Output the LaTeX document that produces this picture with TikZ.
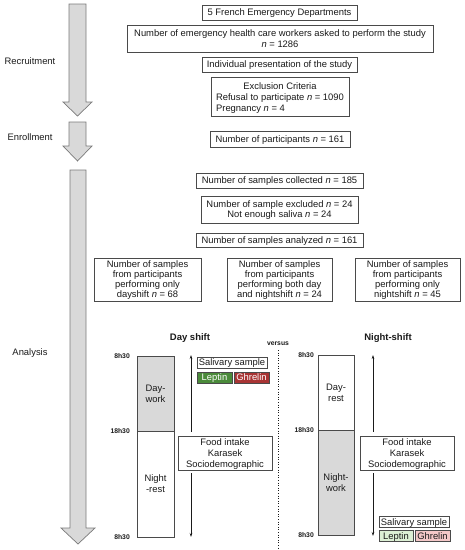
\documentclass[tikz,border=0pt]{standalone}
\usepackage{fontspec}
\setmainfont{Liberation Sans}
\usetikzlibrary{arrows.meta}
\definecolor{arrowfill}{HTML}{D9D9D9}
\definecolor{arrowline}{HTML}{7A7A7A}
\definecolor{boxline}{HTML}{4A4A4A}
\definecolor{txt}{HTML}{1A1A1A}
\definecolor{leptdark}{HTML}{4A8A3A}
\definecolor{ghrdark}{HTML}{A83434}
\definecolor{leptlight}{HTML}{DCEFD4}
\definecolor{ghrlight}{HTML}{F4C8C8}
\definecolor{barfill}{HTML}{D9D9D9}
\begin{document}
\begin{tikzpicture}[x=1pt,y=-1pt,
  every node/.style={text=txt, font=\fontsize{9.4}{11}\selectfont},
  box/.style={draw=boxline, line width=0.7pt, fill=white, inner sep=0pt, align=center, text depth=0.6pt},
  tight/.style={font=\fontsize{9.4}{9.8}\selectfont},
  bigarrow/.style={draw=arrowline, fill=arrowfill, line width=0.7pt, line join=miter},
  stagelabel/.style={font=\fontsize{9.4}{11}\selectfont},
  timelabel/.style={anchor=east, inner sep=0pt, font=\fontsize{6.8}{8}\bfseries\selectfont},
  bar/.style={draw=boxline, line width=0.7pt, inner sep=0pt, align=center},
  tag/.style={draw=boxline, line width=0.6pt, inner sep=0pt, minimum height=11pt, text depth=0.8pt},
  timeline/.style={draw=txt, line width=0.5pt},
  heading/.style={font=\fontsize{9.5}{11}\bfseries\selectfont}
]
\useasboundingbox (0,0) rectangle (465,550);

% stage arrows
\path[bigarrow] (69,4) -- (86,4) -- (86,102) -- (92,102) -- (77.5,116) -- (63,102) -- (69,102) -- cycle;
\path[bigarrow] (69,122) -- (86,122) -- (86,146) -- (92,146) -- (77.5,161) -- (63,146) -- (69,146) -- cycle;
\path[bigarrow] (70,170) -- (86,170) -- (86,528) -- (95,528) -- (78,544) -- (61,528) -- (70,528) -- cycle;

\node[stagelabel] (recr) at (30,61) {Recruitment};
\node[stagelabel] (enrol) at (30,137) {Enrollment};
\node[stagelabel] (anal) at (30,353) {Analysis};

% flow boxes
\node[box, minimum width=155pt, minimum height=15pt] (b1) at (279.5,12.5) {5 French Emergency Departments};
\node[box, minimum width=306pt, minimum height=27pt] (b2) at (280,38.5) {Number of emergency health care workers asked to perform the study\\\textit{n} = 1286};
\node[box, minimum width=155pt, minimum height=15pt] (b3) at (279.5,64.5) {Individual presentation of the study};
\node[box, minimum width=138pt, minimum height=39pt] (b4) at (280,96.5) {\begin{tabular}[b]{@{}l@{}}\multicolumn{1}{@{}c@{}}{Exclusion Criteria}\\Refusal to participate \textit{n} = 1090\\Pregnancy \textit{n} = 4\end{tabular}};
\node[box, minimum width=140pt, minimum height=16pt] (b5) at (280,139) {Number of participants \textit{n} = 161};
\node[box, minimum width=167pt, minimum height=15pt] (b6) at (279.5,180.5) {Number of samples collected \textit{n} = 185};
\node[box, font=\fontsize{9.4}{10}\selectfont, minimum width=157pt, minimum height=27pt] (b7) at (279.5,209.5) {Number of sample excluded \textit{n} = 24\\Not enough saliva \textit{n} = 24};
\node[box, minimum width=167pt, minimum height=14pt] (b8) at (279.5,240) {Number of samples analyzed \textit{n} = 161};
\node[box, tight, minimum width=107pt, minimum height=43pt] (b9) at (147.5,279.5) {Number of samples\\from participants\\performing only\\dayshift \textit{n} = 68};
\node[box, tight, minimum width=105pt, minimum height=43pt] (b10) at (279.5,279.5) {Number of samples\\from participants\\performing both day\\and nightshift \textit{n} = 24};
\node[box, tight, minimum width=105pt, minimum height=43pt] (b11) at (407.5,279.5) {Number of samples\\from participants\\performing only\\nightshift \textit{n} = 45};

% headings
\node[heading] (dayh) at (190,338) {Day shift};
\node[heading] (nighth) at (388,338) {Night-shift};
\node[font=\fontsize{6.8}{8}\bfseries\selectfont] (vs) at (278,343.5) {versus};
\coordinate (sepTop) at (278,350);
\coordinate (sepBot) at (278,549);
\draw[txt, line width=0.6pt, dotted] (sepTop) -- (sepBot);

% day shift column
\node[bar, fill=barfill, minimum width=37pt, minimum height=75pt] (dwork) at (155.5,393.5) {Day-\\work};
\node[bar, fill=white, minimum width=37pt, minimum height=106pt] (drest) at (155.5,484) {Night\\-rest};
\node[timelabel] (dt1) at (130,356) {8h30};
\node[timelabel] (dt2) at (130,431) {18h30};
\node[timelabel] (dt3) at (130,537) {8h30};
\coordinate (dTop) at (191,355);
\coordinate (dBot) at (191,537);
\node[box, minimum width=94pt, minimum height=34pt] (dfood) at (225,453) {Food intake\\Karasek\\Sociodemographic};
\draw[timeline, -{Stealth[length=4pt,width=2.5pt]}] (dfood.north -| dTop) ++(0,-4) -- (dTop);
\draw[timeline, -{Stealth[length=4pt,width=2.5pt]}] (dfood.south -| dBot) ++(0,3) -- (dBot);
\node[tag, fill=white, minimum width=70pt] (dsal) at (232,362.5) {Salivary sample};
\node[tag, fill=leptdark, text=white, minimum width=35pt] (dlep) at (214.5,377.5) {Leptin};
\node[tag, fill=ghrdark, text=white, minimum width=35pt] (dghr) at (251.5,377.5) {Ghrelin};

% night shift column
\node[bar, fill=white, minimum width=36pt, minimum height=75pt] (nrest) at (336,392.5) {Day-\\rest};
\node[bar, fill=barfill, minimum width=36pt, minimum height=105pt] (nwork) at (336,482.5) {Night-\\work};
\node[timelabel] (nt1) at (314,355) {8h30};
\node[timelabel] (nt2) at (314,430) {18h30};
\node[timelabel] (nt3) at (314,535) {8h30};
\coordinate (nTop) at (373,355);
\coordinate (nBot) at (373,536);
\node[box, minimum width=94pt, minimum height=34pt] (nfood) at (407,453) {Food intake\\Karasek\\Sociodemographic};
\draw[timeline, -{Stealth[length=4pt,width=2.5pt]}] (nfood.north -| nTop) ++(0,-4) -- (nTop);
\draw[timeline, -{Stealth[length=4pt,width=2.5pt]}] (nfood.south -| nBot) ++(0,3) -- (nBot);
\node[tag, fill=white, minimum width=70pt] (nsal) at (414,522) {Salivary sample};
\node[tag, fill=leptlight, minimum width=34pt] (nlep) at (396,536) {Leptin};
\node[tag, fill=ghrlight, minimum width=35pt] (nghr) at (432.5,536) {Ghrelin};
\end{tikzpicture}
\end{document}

# # # # #

Each line of the data is to be duplicated exactly; pictures stay out of the copy.

- [Task result]:
Output the LaTeX document that produces this picture with TikZ.
\documentclass[tikz,border=0pt]{standalone}
\usepackage{fontspec}
\setmainfont{Liberation Sans}
\usetikzlibrary{arrows.meta}
\definecolor{arrowfill}{HTML}{D9D9D9}
\definecolor{arrowline}{HTML}{7A7A7A}
\definecolor{boxline}{HTML}{4A4A4A}
\definecolor{txt}{HTML}{1A1A1A}
\definecolor{leptdark}{HTML}{4A8A3A}
\definecolor{ghrdark}{HTML}{A83434}
\definecolor{leptlight}{HTML}{DCEFD4}
\definecolor{ghrlight}{HTML}{F4C8C8}
\definecolor{barfill}{HTML}{D9D9D9}
\begin{document}
\begin{tikzpicture}[x=1pt,y=-1pt,
  every node/.style={text=txt, font=\fontsize{9.4}{11}\selectfont},
  box/.style={draw=boxline, line width=0.7pt, fill=white, inner sep=0pt, align=center, text depth=0.6pt},
  tight/.style={font=\fontsize{9.4}{9.8}\selectfont},
  bigarrow/.style={draw=arrowline, fill=arrowfill, line width=0.7pt, line join=miter},
  stagelabel/.style={font=\fontsize{9.4}{11}\selectfont},
  timelabel/.style={anchor=east, inner sep=0pt, font=\fontsize{6.8}{8}\bfseries\selectfont},
  bar/.style={draw=boxline, line width=0.7pt, inner sep=0pt, align=center},
  tag/.style={draw=boxline, line width=0.6pt, inner sep=0pt, minimum height=11pt, text depth=0.8pt},
  timeline/.style={draw=txt, line width=0.5pt},
  heading/.style={font=\fontsize{9.5}{11}\bfseries\selectfont}
]
\useasboundingbox (0,0) rectangle (465,550);

% stage arrows
\path[bigarrow] (69,4) -- (86,4) -- (86,102) -- (92,102) -- (77.5,116) -- (63,102) -- (69,102) -- cycle;
\path[bigarrow] (69,122) -- (86,122) -- (86,146) -- (92,146) -- (77.5,161) -- (63,146) -- (69,146) -- cycle;
\path[bigarrow] (70,170) -- (86,170) -- (86,528) -- (95,528) -- (78,544) -- (61,528) -- (70,528) -- cycle;

\node[stagelabel] (recr) at (30,61) {Recruitment};
\node[stagelabel] (enrol) at (30,137) {Enrollment};
\node[stagelabel] (anal) at (30,353) {Analysis};

% flow boxes
\node[box, minimum width=155pt, minimum height=15pt] (b1) at (279.5,12.5) {5 French Emergency Departments};
\node[box, minimum width=306pt, minimum height=27pt] (b2) at (280,38.5) {Number of emergency health care workers asked to perform the study\\\textit{n} = 1286};
\node[box, minimum width=155pt, minimum height=15pt] (b3) at (279.5,64.5) {Individual presentation of the study};
\node[box, minimum width=138pt, minimum height=39pt] (b4) at (280,96.5) {\begin{tabular}[b]{@{}l@{}}\multicolumn{1}{@{}c@{}}{Exclusion Criteria}\\Refusal to participate \textit{n} = 1090\\Pregnancy \textit{n} = 4\end{tabular}};
\node[box, minimum width=140pt, minimum height=16pt] (b5) at (280,139) {Number of participants \textit{n} = 161};
\node[box, minimum width=167pt, minimum height=15pt] (b6) at (279.5,180.5) {Number of samples collected \textit{n} = 185};
\node[box, font=\fontsize{9.4}{10}\selectfont, minimum width=157pt, minimum height=27pt] (b7) at (279.5,209.5) {Number of sample excluded \textit{n} = 24\\Not enough saliva \textit{n} = 24};
\node[box, minimum width=167pt, minimum height=14pt] (b8) at (279.5,240) {Number of samples analyzed \textit{n} = 161};
\node[box, tight, minimum width=107pt, minimum height=43pt] (b9) at (147.5,279.5) {Number of samples\\from participants\\performing only\\dayshift \textit{n} = 68};
\node[box, tight, minimum width=105pt, minimum height=43pt] (b10) at (279.5,279.5) {Number of samples\\from participants\\performing both day\\and nightshift \textit{n} = 24};
\node[box, tight, minimum width=105pt, minimum height=43pt] (b11) at (407.5,279.5) {Number of samples\\from participants\\performing only\\nightshift \textit{n} = 45};

% headings
\node[heading] (dayh) at (190,338) {Day shift};
\node[heading] (nighth) at (388,338) {Night-shift};
\node[font=\fontsize{6.8}{8}\bfseries\selectfont] (vs) at (278,343.5) {versus};
\coordinate (sepTop) at (278,350);
\coordinate (sepBot) at (278,549);
\draw[txt, line width=0.6pt, dotted] (sepTop) -- (sepBot);

% day shift column
\node[bar, fill=barfill, minimum width=37pt, minimum height=75pt] (dwork) at (155.5,393.5) {Day-\\work};
\node[bar, fill=white, minimum width=37pt, minimum height=106pt] (drest) at (155.5,484) {Night\\-rest};
\node[timelabel] (dt1) at (130,356) {8h30};
\node[timelabel] (dt2) at (130,431) {18h30};
\node[timelabel] (dt3) at (130,537) {8h30};
\coordinate (dTop) at (191,355);
\coordinate (dBot) at (191,537);
\node[box, minimum width=94pt, minimum height=34pt] (dfood) at (225,453) {Food intake\\Karasek\\Sociodemographic};
\draw[timeline, -{Stealth[length=4pt,width=2.5pt]}] (dfood.north -| dTop) ++(0,-4) -- (dTop);
\draw[timeline, -{Stealth[length=4pt,width=2.5pt]}] (dfood.south -| dBot) ++(0,3) -- (dBot);
\node[tag, fill=white, minimum width=70pt] (dsal) at (232,362.5) {Salivary sample};
\node[tag, fill=leptdark, text=white, minimum width=35pt] (dlep) at (214.5,377.5) {Leptin};
\node[tag, fill=ghrdark, text=white, minimum width=35pt] (dghr) at (251.5,377.5) {Ghrelin};

% night shift column
\node[bar, fill=white, minimum width=36pt, minimum height=75pt] (nrest) at (336,392.5) {Day-\\rest};
\node[bar, fill=barfill, minimum width=36pt, minimum height=105pt] (nwork) at (336,482.5) {Night-\\work};
\node[timelabel] (nt1) at (314,355) {8h30};
\node[timelabel] (nt2) at (314,430) {18h30};
\node[timelabel] (nt3) at (314,535) {8h30};
\coordinate (nTop) at (373,355);
\coordinate (nBot) at (373,536);
\node[box, minimum width=94pt, minimum height=34pt] (nfood) at (407,453) {Food intake\\Karasek\\Sociodemographic};
\draw[timeline, -{Stealth[length=4pt,width=2.5pt]}] (nfood.north -| nTop) ++(0,-4) -- (nTop);
\draw[timeline, -{Stealth[length=4pt,width=2.5pt]}] (nfood.south -| nBot) ++(0,3) -- (nBot);
\node[tag, fill=white, minimum width=70pt] (nsal) at (414,522) {Salivary sample};
\node[tag, fill=leptlight, minimum width=34pt] (nlep) at (396,536) {Leptin};
\node[tag, fill=ghrlight, minimum width=35pt] (nghr) at (432.5,536) {Ghrelin};
\end{tikzpicture}
\end{document}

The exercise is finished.